Christine Citti joue Emmanuelle. Elle-même, en somme : la comédienne fervente, disciple de Patrice Chéreau popularisée par la télé (les séries PJ et les Enquêtes d’Héloïse Rome), est l’auteure d’Ils n’avaient pas prévu qu’on allait gagner. Ce texte, sa première pièce en tant qu’auteure, découle d’une immersion qui a viré au flop, entre 2015 et 2016, dans un foyer d’urgence de la Courneuve.

- Comme bêtes en cages

L’idée de faire du théâtre avec des jeunes en grande précarité est venue du metteur en scène Jean-Louis Martinelli. Citti a foncé. « Le projet s’est vite avéré impossible. Pas de moyens, pas d’espace, des jeunes incapables de se concentrer… On a fait quelques clips avec eux, c’est tout. » Alors Citti s’est posée dans un coin, a regardé, écouté. Les dialogues de la pièce sont de fait ultra-réalistes, ont des échos de documentaire. « Non, je n’ai pas pris tout pris en note. La pièce est un entrelacs de fiction et de souvenirs, certains récits sont vrais mais pas complètement, des expressions sont d’eux, d’autres purement fictionnelles. » Le côté ambiance sismique, avec des jeunes suffoquant d’ennui et d’angoisse qui tournent comme bêtes en cages ? « Ah oui, c’était comme ça : ça peut péter à tout moment, pour un rien, et retomber aussitôt. » La tiédeur de l’encadrement est aussi du vécu, « "Si tu crois que tu peux faire mieux que nous", je l’ai entendu plein de fois… Mais je ne veux pas leur jeter la pierre : pas assez nombreux, pas de moyens, ils ne peuvent être que dans la pratique, pas dans la pensée. » Citti a tapé l’incruste six mois. Parfois, elle a réussi à mettre les jeunes au dessin, sans les portables, et avec interdiction de se sauter à la gorge. « Et soudain, c’était le calme. » Certaines filles se sont rapprochées d’elle, se sont confiées. « Quand j’ai arrêté d’aller au foyer, j’ai eu envie de devenir éducatrice. » L’idée d’un texte est venue dans la foulée. « C’était sans doute une façon de leur dire "je ne vous abandonne pas", de leur donner la parole. » De donner du sens à l’échec aussi.

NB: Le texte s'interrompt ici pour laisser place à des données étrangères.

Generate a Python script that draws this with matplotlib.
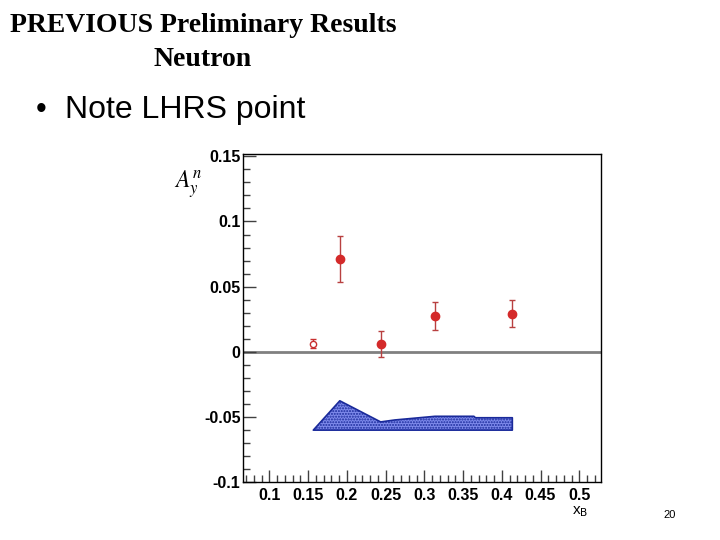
import matplotlib
matplotlib.use("Agg")
import matplotlib.pyplot as plt
from matplotlib.ticker import MultipleLocator, FixedLocator

# Data
x_filled = [0.191, 0.2437, 0.3138, 0.4136]
y_filled = [0.0715, 0.0059, 0.0278, 0.0294]
e_filled = [0.0177, 0.0101, 0.0108, 0.0103]
x_open = [0.1568]
y_open = [0.0064]
e_open = [0.0035]
band_x = [0.1568, 0.191, 0.2437, 0.262, 0.3138, 0.364, 0.366, 0.4136]
band_top = [-0.060, -0.0375, -0.0537, -0.0522, -0.0494, -0.0494, -0.0505, -0.0505]
band_bottom = -0.060
xticks = [0.1, 0.15, 0.2, 0.25, 0.3, 0.35, 0.4, 0.45, 0.5]
xticklabels = ["0.1", "0.15", "0.2", "0.25", "0.3", "0.35", "0.4", "0.45", "0.5"]
yticks = [-0.1, -0.05, 0, 0.05, 0.1, 0.15]
yticklabels = ["-0.1", "-0.05", "0", "0.05", "0.1", "0.15"]

fig = plt.figure(figsize=(7.2, 5.4), dpi=100)
ax = fig.add_axes([243.3/720, 1-482.3/540, (600.7-243.3)/720, (482.3-154.3)/540])
ax.set_xlim(0.0665, 0.5276)
ax.set_ylim(-0.1, 0.1515)

ax.axhline(0, color="#808080", lw=2, zorder=1)

ax.fill_between(band_x, band_top, band_bottom, facecolor="#7f8bec",
                edgecolor="#1a2a9a", lw=1.2, hatch="......", zorder=2)

ax.errorbar(x_filled, y_filled, yerr=e_filled, fmt="o", color="#d42a2a",
            ecolor="#b84040", elinewidth=1, capsize=2.5, capthick=1,
            markersize=6, zorder=3)
ax.errorbar(x_open, y_open, yerr=e_open, fmt="o", mfc="white", mec="#c83030",
            color="#c83030", ecolor="#c83030", elinewidth=1, capsize=2.5,
            capthick=1, markersize=4.5, mew=1, zorder=3)

ax.xaxis.set_major_locator(FixedLocator(xticks))
ax.set_xticklabels(xticklabels)
ax.xaxis.set_minor_locator(MultipleLocator(0.01))
ax.yaxis.set_major_locator(FixedLocator(yticks))
ax.set_yticklabels(yticklabels)
ax.yaxis.set_minor_locator(MultipleLocator(0.01))

ax.tick_params(axis="both", which="both", direction="in", top=False, right=False,
               color="#404040")
ax.tick_params(axis="both", which="major", length=9, width=1)
ax.tick_params(axis="both", which="minor", length=5, width=1)
ax.tick_params(axis="x", which="major", pad=4)
ax.tick_params(axis="y", which="major", pad=2)
for lbl in ax.get_xticklabels() + ax.get_yticklabels():
    lbl.set_fontfamily("Liberation Sans")
    lbl.set_fontweight("bold")
    lbl.set_fontsize(11.5)
for sp in ax.spines.values():
    sp.set_linewidth(1)
    sp.set_color("black")

fig.text(188/720, 1-185/540, r"$A_y^n$", fontsize=17, ha="center", va="center",
         math_fontfamily="stix")
fig.text(580/720, 1-512/540, r"x$_{\mathrm{B}}$", fontsize=11, ha="center", va="center",
         family="Liberation Sans")

fig.text(203/720, 1-25/540, "PREVIOUS Preliminary Results", family="Liberation Serif",
         fontweight="bold", fontsize=20, ha="center", va="center")
fig.text(203/720, 1-59/540, "Neutron", family="Liberation Serif",
         fontweight="bold", fontsize=20, ha="center", va="center")
fig.text(36/720, 1-110/540, "\u2022", family="Liberation Sans", fontsize=22,
         ha="left", va="center")
fig.text(65/720, 1-110/540, "Note LHRS point", family="Liberation Sans", fontsize=23,
         ha="left", va="center")
fig.text(670/720, 1-515/540, "20", family="Liberation Sans", fontsize=8,
         ha="center", va="center")

fig.savefig("out.png", dpi=100)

Il y a d’abord eu des lectures. Certains acteurs de la protection de l’enfance en Seine-Saint-Denis y ont assisté. « Ils ont pété un câble. La prostitution par exemple, ils ne voulaient pas qu’on en parle alors que c’est une réalité. J’ai fini par leur renvoyer : "Je suis une artiste, j’ai le droit de raconter ce que je veux". » La pièce est portée par de jeunes acteurs épatants, certains proviennent de l’Association Mille visages de Houda Benyamina, la réalisatrice de Divines.